The Importance of Unique Page Titles and Descriptions

META tags are an often debated about topic in Search Engine Optimization. While I still include keywords META tags in my sites I know they’re borderline useless, but the one thing I always ensure is that my page titles and descriptions are still unique and relevant to each page.

It is often discussed whether it is important to have unique page titles, descriptions, and keywords for each page of your web site. While you will be able to get away with not using the META keywords tag, you definitely want to use both the page title, and META descriptions, but remember to make them unique to each page on your web site.

First let’s look at how the search engine works. Spiders crawl the web and grab as much content (including links) from every web site they can find. This process is infinite and the spider just keeps sending content back to the search engine servers for processing.

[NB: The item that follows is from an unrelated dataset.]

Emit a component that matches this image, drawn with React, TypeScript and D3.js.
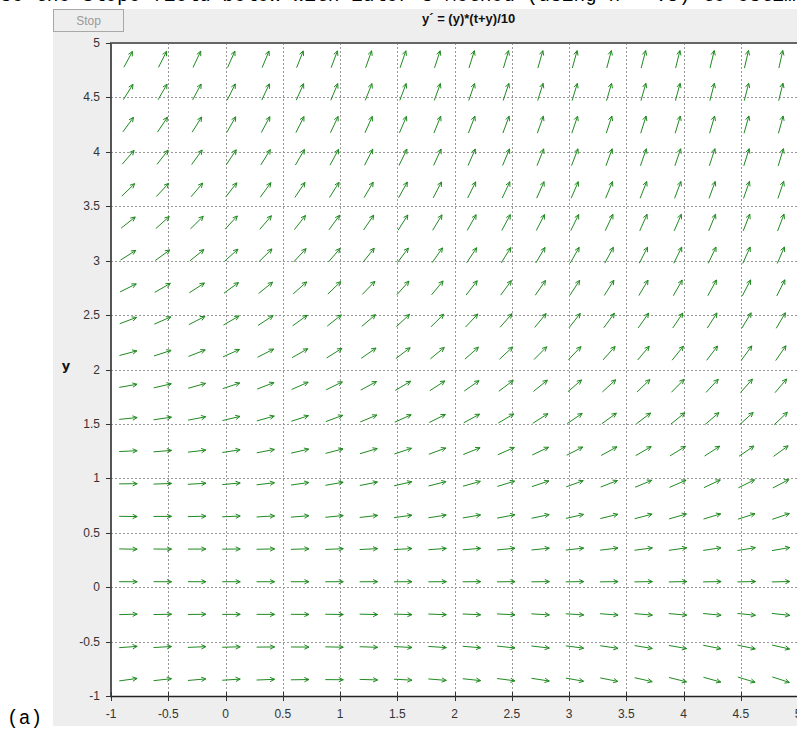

The algorithm then sorts through all the content that is sent by the spider and has to determine what is on each page, what the content is about, and how relevant that page is to each search that is conducted at the search engine. Our job as search engine opimizers is to make this task as simple as possible, by helping the algorithm see the differences between each page.

With the release of our new web site, I didn’t initially add unique page titles or descriptions to all of the pages. The most important thing was getting the site finished and launched, I thought I’d leave the finer details once the site was already live. A couple days after launching the new site, I went to google and saw that we were already indexed (GREAT!!), but then I found that they were only returning 5 or 6 pages in the search results, and saying that 20 or so other pages were found but were too similar so they weren’t displayed (NOT GREAT).

This is a common problem with search engines spiders, as they have to read your content and get to know what your page is about. If they find that a majority of your pages are too similar they will only show a couple of them. The spider’s task is to get all the content from your site and then the search engine algorithm analyzes your content to determine what each page is about. If they cannot differentiate between your pages or determine that too many of them are too similar then you have a problem.

Here’s the solution. Make sure that each page on your site has unique content and enough of it, typically this is around 4-500 words. Second, make sure that your descriptions and titles are unique and related to the pages content. When the spider reads your descriptions and titles and finds that they’re the same, it is too difficult to differentiate amongst your pages, and is less likely to return that page in the search results. So you need to be able to show the spiders that each page is unique, not only with unique content, but by also adding unique page descriptions and titles.

Once I updated my page descriptions and titles, my page count went way up in Google, and there were a lot less results that were held back for being too similar. There are still a couple pages that are deemed similar, (mostly parts of the Net Shift journal, and our portflio section), but the content heavy area of the site is now easily indexed and understood by search engines.